Mt 9,32-38
En aquel tiempo, presentaron e Jesús un mudo endemoniado. Y, tras expulsar al demonio, rompió a hablar el mudo. La gente, admirada, decía: “Jamás se vio cosa igual en Israel.” Pero los fariseos comentaban: “Por el Príncipe de los demonios expulsa a los demonios.” Jesús recorría todos los pueblos y aldeas, enseñando en sus sinagogas, proclamando la Buena Nueva del Reino y sanando toda enfermedad y dolencia.
Al ver tanta gente, sintió compasión de ellos, porque estaban vejados y abatidos, como ovejas que no tienen pastor. Entonces dijo a sus discípulos: “La mies es mucha y los obreros pocos. Rogad, pues, al Dueño de la mies que envíe obreros a su mies.”
En el evangelio de hoy, los fariseos le hacen una acusación grave y absurda al Señor: “Por el Príncipe de los demonios expulsa a los demonios.” Aquí nos encontramos con el gran peligro de cometer el pecado contra el Espíritu Santo.
El pecado contra el Espíritu Santo consiste en actuar con plena consciencia en contra de aquello que se reconoce como revelado por Dios, y, en consecuencia, cerrarse deliberadamente a la verdad. En el caso del Diablo, podemos suponer con justa razón que en él habita este abismo de malicia; mientras que en el caso de las personas no podemos decirlo con certeza, puesto que somos incapaces de conocer hasta el fondo la situación de su alma y de su espíritu. ¡Sólo Dios la conoce!
Sin embargo, las acusaciones de los fariseos a Jesús son sumamente peligrosas, porque las palabras que han escuchado de su boca y las obras que le han visto hacer deberían ser suficientes para creer. Por eso Jesús se lamenta de la obstinación de sus corazones (cf. Mc 3,5). Y es que la obstinación es una forma de cerrazón del corazón y de la voluntad. Ver la mano del Diablo en la liberación de un poseso es señal de un alto grado de ceguera, que va de la mano con la perversidad del corazón. En esta malsana combinación, puede surgir incluso el pecado contra el Espíritu Santo.
Jesús ve a tantas personas que están como ovejas sin pastor, y parecería que su mirada cae también sobre nuestros tiempos. Estamos tan carentes de pastores, que anuncien la fe con valentía y sabiduría a los que aún no creen, y conduzcan a las praderas seguras y fecundas a aquellos que ya creen. En lugar de ello, lamentablemente nos encontramos con mucha confusión, y cada vez se torna más urgente la pregunta de por qué la Iglesia ya no habla con la misma claridad y contundencia que solía caracterizarla.

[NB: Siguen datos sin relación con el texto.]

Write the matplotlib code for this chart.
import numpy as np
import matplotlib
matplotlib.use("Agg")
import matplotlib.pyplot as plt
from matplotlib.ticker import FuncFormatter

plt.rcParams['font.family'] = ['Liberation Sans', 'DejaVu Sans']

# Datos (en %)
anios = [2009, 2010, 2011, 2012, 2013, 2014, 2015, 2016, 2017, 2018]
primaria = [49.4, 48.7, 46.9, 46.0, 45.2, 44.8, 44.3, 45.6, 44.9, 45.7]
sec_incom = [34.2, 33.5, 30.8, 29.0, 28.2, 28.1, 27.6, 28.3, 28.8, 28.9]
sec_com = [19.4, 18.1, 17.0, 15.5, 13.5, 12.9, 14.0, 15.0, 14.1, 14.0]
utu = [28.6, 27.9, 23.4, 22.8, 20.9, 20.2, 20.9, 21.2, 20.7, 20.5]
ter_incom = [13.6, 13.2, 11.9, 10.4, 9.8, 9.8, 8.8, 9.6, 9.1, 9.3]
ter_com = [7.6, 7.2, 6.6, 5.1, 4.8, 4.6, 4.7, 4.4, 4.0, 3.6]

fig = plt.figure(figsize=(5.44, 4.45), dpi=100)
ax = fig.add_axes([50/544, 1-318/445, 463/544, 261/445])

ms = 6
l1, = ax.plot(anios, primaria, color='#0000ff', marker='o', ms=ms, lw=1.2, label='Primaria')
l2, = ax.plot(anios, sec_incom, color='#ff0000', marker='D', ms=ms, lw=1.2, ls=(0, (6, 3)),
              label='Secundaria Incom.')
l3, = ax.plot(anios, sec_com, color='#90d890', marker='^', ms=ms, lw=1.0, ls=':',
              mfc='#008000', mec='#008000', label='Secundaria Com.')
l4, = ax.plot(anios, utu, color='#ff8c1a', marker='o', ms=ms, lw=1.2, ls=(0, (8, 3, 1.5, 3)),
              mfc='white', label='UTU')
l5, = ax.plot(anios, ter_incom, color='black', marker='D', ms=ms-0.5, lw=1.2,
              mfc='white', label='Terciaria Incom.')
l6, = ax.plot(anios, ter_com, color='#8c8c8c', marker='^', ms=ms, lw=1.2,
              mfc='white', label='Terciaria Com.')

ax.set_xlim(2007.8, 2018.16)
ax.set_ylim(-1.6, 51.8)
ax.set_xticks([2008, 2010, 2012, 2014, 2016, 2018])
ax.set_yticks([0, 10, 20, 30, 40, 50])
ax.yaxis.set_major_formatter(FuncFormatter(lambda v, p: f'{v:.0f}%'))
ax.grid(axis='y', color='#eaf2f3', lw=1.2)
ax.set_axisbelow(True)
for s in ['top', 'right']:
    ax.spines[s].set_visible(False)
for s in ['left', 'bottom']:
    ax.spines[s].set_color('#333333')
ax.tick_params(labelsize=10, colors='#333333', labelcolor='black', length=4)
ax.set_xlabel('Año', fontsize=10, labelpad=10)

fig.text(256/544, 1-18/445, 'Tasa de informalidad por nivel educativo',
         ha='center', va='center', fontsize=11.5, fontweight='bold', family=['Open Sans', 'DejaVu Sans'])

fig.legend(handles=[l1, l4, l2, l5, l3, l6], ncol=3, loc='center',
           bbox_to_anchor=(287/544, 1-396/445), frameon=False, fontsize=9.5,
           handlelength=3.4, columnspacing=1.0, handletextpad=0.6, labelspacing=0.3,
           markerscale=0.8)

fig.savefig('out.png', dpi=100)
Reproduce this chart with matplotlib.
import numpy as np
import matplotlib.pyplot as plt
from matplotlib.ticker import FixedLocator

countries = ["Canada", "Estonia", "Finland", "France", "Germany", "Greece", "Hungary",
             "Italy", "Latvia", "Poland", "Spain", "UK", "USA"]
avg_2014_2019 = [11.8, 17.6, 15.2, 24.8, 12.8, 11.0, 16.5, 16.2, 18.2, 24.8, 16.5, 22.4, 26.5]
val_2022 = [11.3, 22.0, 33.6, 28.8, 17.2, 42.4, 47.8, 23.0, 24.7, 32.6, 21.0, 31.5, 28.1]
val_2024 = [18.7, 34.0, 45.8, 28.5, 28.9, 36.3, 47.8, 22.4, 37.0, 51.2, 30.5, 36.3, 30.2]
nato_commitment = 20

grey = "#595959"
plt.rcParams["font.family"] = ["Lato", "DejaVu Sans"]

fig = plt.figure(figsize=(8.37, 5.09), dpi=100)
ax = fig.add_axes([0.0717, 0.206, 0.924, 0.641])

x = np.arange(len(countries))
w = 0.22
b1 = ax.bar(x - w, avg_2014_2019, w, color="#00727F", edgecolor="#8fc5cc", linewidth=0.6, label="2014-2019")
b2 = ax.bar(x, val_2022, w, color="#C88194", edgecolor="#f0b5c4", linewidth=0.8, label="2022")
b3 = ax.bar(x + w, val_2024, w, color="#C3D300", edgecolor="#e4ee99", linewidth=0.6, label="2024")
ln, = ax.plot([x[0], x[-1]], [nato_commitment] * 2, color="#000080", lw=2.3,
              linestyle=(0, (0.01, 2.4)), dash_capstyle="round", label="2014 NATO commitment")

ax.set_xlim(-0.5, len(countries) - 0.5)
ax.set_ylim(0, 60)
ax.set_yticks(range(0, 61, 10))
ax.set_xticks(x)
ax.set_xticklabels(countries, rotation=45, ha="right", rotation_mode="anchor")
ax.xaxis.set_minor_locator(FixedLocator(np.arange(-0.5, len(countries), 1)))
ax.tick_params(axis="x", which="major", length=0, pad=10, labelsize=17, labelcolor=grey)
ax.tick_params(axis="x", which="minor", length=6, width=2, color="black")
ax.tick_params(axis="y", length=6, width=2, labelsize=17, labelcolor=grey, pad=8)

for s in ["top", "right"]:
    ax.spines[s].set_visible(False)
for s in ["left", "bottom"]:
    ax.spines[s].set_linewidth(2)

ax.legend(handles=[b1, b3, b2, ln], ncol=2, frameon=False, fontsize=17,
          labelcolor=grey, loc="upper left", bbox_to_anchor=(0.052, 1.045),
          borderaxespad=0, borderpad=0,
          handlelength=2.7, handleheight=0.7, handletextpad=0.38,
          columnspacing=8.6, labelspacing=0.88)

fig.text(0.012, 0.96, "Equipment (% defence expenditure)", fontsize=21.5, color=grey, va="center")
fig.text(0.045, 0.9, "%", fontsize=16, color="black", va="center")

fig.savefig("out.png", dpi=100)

Por eso, hoy más que nunca debemos seguir el consejo de Jesús y pedir obreros para la mies. Los necesitamos urgentemente: obispos valientes, sacerdotes fieles a la doctrina, religiosos entregados, especialmente aquellos que sostienen en la contemplación a los que trabajan activamente en la viña… También necesitamos fieles laicos que, viviendo en el mundo, se dejen mostrar por el Espíritu Santo los caminos para llegar a tantas personas. En este servicio de la evangelización nunca estamos solos; sino que es el Espíritu Santo quien nos empuja. Por eso también pedimos que el Espíritu de Dios fortalezca a aquellos que ya están trabajando en la mies, para que no se cansen y sus fuerzas se vean siempre renovadas para cumplir con su misión: enseñar, anunciar, sanar enfermedades y dolencias.

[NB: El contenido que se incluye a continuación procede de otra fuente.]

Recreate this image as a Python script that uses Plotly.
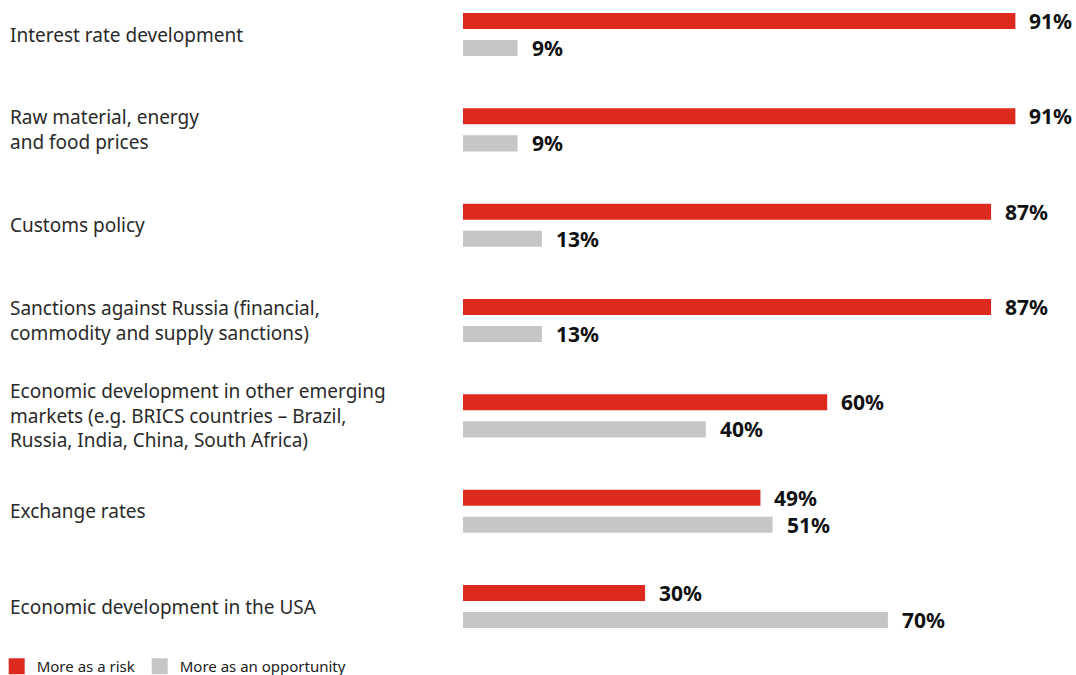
import plotly.graph_objects as go

# Survey results: share of respondents seeing each factor as risk vs. opportunity
categories = [
    "Interest rate development",
    "Raw material, energy<br>and food prices",
    "Customs policy",
    "Sanctions against Russia (financial,<br>commodity and supply sanctions)",
    "Economic development in other emerging<br>markets (e.g. BRICS countries – Brazil,<br>Russia, India, China, South Africa)",
    "Exchange rates",
    "Economic development in the USA",
]
risk = [91, 91, 87, 87, 60, 49, 30]
opportunity = [9, 9, 13, 13, 40, 51, 70]
series_names = ["More as a risk", "More as an opportunity"]

RED = "#DE2A1E"
GREY = "#C6C6C6"
FONT = "Noto Sans"

W, H = 1076, 675
L, R, T, B = 463, 6.4, 0, 35
plot_w = W - L - R
plot_h = H - T - B

fig = go.Figure()
for name, vals, col in [(series_names[0], risk, RED), (series_names[1], opportunity, GREY)]:
    fig.add_trace(go.Bar(
        y=categories, x=vals, orientation="h", name=name,
        marker=dict(color=col, line=dict(width=0)),
        showlegend=False, hoverinfo="x+y",
    ))
    # legend entry with a 16px square swatch
    fig.add_trace(go.Scatter(
        x=[None], y=[None], mode="markers", name=name,
        marker=dict(symbol="square", size=16, color=col),
        showlegend=True,
    ))

annotations = []
# category labels, left aligned in the left margin
for c in categories:
    annotations.append(dict(
        x=(8 - L) / plot_w, xref="paper", xanchor="left",
        y=c, yref="y", yanchor="middle",
        text=c, showarrow=False, align="left",
        font=dict(family=FONT, size=19, color="#2a2a2a"),
    ))
# value labels right of each bar
for vals, shift in [(risk, 13.5), (opportunity, -13.5)]:
    for c, v in zip(categories, vals):
        annotations.append(dict(
            x=v, xref="x", xanchor="left", xshift=12,
            y=c, yref="y", yanchor="middle", yshift=shift,
            text=f"<b>{v}%</b>", showarrow=False,
            font=dict(family=FONT, size=21, color="#111111"),
        ))

fig.update_layout(
    width=W, height=H,
    margin=dict(l=L, r=R, t=T, b=B, pad=0, autoexpand=False),
    paper_bgcolor="white", plot_bgcolor="white",
    barmode="group", bargap=0.433, bargroupgap=0.407,
    xaxis=dict(range=[0, 100], visible=False, fixedrange=True),
    yaxis=dict(
        type="category", categoryorder="array", categoryarray=categories,
        range=[6.351, -0.362], autorange=False,
        showticklabels=False, showgrid=False, zeroline=False, showline=False,
        fixedrange=True,
    ),
    legend=dict(
        orientation="h", x=(-3 - L) / plot_w, xanchor="left",
        y=-10 / plot_h, yanchor="top",
        font=dict(family=FONT, size=15, color="#222222"),
        itemwidth=30, tracegroupgap=0, bgcolor="rgba(0,0,0,0)",
    ),
    annotations=annotations,
    font=dict(family=FONT),
)

fig.write_html("out.html")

En este punto, es importante respetar la jerarquía de los valores. En primer lugar está la salvación del alma, y luego viene la salud del cuerpo. Por eso es fundamental que vivamos nuestra vida espiritual tan auténticamente como nos sea posible, porque ¿cómo podremos anunciar al Señor si no estamos llenos de Él? ¿Cómo podrá nuestra vida misma convertirse en un anuncio silencioso, si estamos lejos de cumplir aquello que la fe nos enseña y nos encomienda?
Jamás habremos insistido lo suficiente en esto: ¡Asumamos aún más la responsabilidad de nuestro seguimiento del Señor, y así también será más eficaz nuestra súplica pidiendo obreros para la mies y Dios la escuchará! ¡Amado Señor, concede trabajadores a tu Iglesia!